### What is required:
The material below has pictures in it. Set down only the lines from the line containing "Rebuild this chart" through the line containing "3.1, -1.5, 4.6];", word for word, and leave the pictures behind.

(Dataset entries)
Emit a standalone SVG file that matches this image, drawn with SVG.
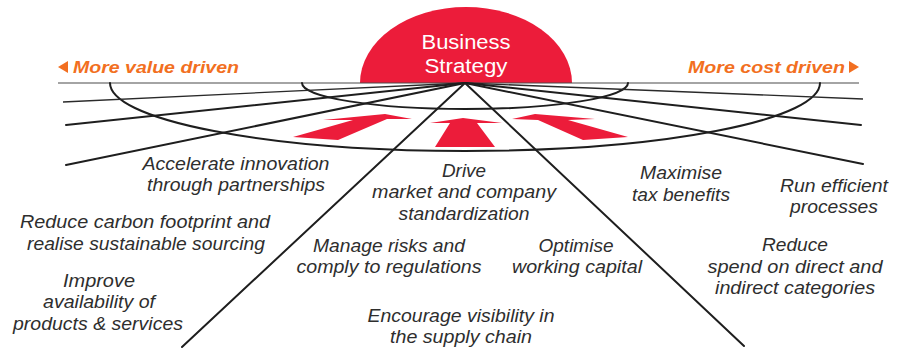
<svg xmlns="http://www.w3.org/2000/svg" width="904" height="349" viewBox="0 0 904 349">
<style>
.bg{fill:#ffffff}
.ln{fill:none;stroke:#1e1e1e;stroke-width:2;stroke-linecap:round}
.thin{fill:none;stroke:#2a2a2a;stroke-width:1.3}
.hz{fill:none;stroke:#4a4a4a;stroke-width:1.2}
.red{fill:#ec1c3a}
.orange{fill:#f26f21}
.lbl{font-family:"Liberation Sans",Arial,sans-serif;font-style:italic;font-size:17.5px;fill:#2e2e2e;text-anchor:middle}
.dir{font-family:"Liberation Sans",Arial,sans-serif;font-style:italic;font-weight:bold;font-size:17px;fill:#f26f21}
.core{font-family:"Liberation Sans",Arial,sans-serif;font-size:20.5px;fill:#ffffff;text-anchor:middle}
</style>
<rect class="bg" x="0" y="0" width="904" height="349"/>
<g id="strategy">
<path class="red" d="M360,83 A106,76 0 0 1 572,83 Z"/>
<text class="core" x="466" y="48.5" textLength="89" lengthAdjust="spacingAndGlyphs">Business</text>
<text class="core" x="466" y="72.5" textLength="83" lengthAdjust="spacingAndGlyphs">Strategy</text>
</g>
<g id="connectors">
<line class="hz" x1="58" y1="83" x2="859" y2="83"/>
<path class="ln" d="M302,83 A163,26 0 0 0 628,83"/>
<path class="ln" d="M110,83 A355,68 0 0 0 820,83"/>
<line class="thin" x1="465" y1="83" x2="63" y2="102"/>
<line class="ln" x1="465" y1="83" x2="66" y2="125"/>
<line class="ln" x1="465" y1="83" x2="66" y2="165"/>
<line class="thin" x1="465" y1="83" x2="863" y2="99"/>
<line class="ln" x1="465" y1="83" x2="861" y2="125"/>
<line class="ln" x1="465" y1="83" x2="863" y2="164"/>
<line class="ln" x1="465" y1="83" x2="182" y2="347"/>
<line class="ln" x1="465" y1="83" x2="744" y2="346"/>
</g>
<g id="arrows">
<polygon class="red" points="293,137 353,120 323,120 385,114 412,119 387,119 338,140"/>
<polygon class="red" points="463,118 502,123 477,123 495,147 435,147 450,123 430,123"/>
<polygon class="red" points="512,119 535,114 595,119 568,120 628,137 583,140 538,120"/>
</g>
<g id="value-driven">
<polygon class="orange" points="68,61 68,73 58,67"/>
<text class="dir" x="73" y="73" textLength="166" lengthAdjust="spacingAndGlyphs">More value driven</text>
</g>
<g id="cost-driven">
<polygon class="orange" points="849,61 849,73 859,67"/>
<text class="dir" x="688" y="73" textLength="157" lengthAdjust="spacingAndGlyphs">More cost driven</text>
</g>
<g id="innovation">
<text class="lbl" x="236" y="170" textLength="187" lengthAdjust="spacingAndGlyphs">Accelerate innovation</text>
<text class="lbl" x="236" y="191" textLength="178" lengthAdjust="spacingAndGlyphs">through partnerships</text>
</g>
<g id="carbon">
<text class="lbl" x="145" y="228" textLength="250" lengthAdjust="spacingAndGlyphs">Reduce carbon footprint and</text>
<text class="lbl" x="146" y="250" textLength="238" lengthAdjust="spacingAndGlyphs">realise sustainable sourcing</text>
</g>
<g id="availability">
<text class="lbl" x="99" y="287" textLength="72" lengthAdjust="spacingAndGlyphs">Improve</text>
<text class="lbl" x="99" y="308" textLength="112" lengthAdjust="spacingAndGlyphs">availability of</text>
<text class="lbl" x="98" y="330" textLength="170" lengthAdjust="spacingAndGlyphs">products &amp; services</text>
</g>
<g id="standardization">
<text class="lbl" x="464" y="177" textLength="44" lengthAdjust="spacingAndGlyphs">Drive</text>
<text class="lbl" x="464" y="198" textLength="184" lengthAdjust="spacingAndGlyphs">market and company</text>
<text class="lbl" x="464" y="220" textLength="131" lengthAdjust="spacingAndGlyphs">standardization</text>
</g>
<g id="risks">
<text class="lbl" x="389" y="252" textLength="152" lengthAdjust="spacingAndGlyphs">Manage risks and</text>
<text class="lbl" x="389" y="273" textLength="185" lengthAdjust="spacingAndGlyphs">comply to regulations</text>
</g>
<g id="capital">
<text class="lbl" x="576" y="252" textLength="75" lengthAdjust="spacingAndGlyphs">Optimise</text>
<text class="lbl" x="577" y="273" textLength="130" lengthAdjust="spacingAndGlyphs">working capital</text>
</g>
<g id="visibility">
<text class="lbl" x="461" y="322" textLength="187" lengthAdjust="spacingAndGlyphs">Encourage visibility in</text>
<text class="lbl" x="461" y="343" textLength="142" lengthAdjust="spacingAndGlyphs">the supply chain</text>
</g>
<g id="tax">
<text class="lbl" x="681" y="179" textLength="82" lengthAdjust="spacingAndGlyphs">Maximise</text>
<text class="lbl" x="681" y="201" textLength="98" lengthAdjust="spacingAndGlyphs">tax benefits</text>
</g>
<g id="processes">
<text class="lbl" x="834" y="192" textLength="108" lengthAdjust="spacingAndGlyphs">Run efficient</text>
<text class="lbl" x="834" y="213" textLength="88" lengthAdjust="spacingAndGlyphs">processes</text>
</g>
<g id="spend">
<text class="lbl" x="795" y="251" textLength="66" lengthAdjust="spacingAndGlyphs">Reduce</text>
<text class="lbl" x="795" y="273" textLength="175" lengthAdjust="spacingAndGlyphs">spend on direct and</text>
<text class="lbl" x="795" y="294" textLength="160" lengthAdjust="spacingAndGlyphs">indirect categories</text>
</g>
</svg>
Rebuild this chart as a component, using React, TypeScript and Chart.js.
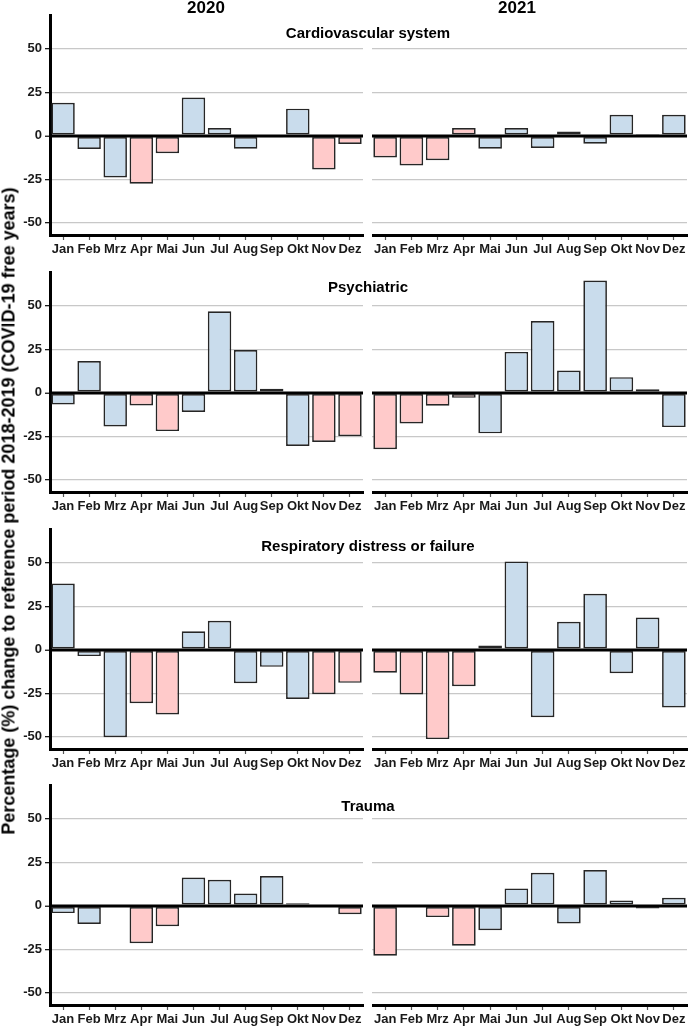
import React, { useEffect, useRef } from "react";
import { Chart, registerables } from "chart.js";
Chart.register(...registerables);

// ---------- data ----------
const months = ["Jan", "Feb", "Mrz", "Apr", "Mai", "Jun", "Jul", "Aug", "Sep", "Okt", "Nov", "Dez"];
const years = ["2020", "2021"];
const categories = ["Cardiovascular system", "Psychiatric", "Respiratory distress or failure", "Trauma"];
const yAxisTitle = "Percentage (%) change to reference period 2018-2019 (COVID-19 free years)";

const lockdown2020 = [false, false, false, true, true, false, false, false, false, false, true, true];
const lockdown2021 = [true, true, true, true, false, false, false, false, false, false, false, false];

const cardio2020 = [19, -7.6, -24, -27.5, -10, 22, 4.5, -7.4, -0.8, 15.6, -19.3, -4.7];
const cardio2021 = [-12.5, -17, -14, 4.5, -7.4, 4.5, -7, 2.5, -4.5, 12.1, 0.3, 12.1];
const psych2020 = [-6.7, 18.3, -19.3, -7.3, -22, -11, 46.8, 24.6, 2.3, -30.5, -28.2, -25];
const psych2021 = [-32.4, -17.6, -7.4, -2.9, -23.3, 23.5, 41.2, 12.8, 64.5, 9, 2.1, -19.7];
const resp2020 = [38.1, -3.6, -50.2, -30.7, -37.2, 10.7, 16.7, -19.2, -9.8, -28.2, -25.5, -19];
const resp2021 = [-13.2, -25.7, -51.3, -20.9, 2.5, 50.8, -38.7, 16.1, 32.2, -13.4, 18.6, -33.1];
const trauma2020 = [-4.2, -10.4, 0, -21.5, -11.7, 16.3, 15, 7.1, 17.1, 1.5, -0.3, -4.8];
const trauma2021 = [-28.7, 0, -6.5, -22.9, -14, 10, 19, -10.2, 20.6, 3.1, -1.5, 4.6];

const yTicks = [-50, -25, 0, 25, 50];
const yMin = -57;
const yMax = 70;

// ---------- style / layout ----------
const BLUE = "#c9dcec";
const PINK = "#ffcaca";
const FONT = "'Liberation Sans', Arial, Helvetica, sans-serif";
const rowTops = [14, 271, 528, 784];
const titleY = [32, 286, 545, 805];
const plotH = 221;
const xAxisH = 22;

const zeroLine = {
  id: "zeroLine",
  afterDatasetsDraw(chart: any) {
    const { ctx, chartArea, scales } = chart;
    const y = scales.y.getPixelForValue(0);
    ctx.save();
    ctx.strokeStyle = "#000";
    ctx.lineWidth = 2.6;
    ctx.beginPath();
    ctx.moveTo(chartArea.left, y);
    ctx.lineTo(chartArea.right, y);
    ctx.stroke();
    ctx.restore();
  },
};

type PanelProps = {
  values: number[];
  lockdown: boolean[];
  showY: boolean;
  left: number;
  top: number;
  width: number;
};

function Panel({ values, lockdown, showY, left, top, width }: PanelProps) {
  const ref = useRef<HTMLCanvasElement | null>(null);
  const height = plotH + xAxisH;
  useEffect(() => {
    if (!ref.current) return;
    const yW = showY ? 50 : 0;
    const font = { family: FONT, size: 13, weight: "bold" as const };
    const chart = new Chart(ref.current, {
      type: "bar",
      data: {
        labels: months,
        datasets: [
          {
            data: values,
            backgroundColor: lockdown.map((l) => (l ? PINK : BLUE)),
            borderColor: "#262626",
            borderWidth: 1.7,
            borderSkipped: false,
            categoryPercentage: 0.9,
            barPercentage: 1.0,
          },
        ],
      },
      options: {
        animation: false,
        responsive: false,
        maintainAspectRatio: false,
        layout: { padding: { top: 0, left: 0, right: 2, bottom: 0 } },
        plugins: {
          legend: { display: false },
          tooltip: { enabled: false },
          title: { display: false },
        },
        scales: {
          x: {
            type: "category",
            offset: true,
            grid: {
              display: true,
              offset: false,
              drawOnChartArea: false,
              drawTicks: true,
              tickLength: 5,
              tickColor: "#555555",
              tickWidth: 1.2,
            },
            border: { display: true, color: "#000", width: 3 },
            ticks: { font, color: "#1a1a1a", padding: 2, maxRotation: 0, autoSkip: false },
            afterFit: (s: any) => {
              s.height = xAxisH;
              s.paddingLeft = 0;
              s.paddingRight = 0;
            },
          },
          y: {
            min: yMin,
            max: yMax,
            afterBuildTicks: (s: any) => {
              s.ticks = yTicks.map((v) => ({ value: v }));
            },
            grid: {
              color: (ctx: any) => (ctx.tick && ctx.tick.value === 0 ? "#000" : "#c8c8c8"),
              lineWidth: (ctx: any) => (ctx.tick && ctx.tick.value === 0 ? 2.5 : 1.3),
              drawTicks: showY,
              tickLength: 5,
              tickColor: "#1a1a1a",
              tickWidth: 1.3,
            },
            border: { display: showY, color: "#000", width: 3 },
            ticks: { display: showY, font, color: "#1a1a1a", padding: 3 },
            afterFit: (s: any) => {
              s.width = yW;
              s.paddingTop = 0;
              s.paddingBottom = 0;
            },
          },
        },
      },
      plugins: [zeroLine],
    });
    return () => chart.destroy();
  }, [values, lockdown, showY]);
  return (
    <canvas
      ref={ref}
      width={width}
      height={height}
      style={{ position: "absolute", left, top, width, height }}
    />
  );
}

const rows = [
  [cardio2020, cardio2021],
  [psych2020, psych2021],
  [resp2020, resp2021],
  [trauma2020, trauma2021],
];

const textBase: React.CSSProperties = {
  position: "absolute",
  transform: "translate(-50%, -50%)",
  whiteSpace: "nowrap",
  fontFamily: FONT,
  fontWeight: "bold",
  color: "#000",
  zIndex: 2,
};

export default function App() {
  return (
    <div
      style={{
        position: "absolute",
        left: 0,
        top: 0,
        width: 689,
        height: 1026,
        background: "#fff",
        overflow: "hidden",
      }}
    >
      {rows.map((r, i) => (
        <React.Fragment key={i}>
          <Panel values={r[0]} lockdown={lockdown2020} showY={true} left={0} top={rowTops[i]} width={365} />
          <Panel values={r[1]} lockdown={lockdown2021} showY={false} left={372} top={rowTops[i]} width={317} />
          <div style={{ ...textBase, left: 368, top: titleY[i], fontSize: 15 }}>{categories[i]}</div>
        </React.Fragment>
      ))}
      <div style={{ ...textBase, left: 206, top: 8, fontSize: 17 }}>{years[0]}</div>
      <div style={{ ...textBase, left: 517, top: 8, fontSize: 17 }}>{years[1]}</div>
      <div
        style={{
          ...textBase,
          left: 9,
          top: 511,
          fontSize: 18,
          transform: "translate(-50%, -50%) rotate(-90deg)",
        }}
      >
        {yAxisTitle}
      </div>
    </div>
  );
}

### Written answer:
Rebuild this chart as a component, using React, TypeScript and Chart.js.
import React, { useEffect, useRef } from "react";
import { Chart, registerables } from "chart.js";
Chart.register(...registerables);

// ---------- data ----------
const months = ["Jan", "Feb", "Mrz", "Apr", "Mai", "Jun", "Jul", "Aug", "Sep", "Okt", "Nov", "Dez"];
const years = ["2020", "2021"];
const categories = ["Cardiovascular system", "Psychiatric", "Respiratory distress or failure", "Trauma"];
const yAxisTitle = "Percentage (%) change to reference period 2018-2019 (COVID-19 free years)";

const lockdown2020 = [false, false, false, true, true, false, false, false, false, false, true, true];
const lockdown2021 = [true, true, true, true, false, false, false, false, false, false, false, false];

const cardio2020 = [19, -7.6, -24, -27.5, -10, 22, 4.5, -7.4, -0.8, 15.6, -19.3, -4.7];
const cardio2021 = [-12.5, -17, -14, 4.5, -7.4, 4.5, -7, 2.5, -4.5, 12.1, 0.3, 12.1];
const psych2020 = [-6.7, 18.3, -19.3, -7.3, -22, -11, 46.8, 24.6, 2.3, -30.5, -28.2, -25];
const psych2021 = [-32.4, -17.6, -7.4, -2.9, -23.3, 23.5, 41.2, 12.8, 64.5, 9, 2.1, -19.7];
const resp2020 = [38.1, -3.6, -50.2, -30.7, -37.2, 10.7, 16.7, -19.2, -9.8, -28.2, -25.5, -19];
const resp2021 = [-13.2, -25.7, -51.3, -20.9, 2.5, 50.8, -38.7, 16.1, 32.2, -13.4, 18.6, -33.1];
const trauma2020 = [-4.2, -10.4, 0, -21.5, -11.7, 16.3, 15, 7.1, 17.1, 1.5, -0.3, -4.8];
const trauma2021 = [-28.7, 0, -6.5, -22.9, -14, 10, 19, -10.2, 20.6, 3.1, -1.5, 4.6];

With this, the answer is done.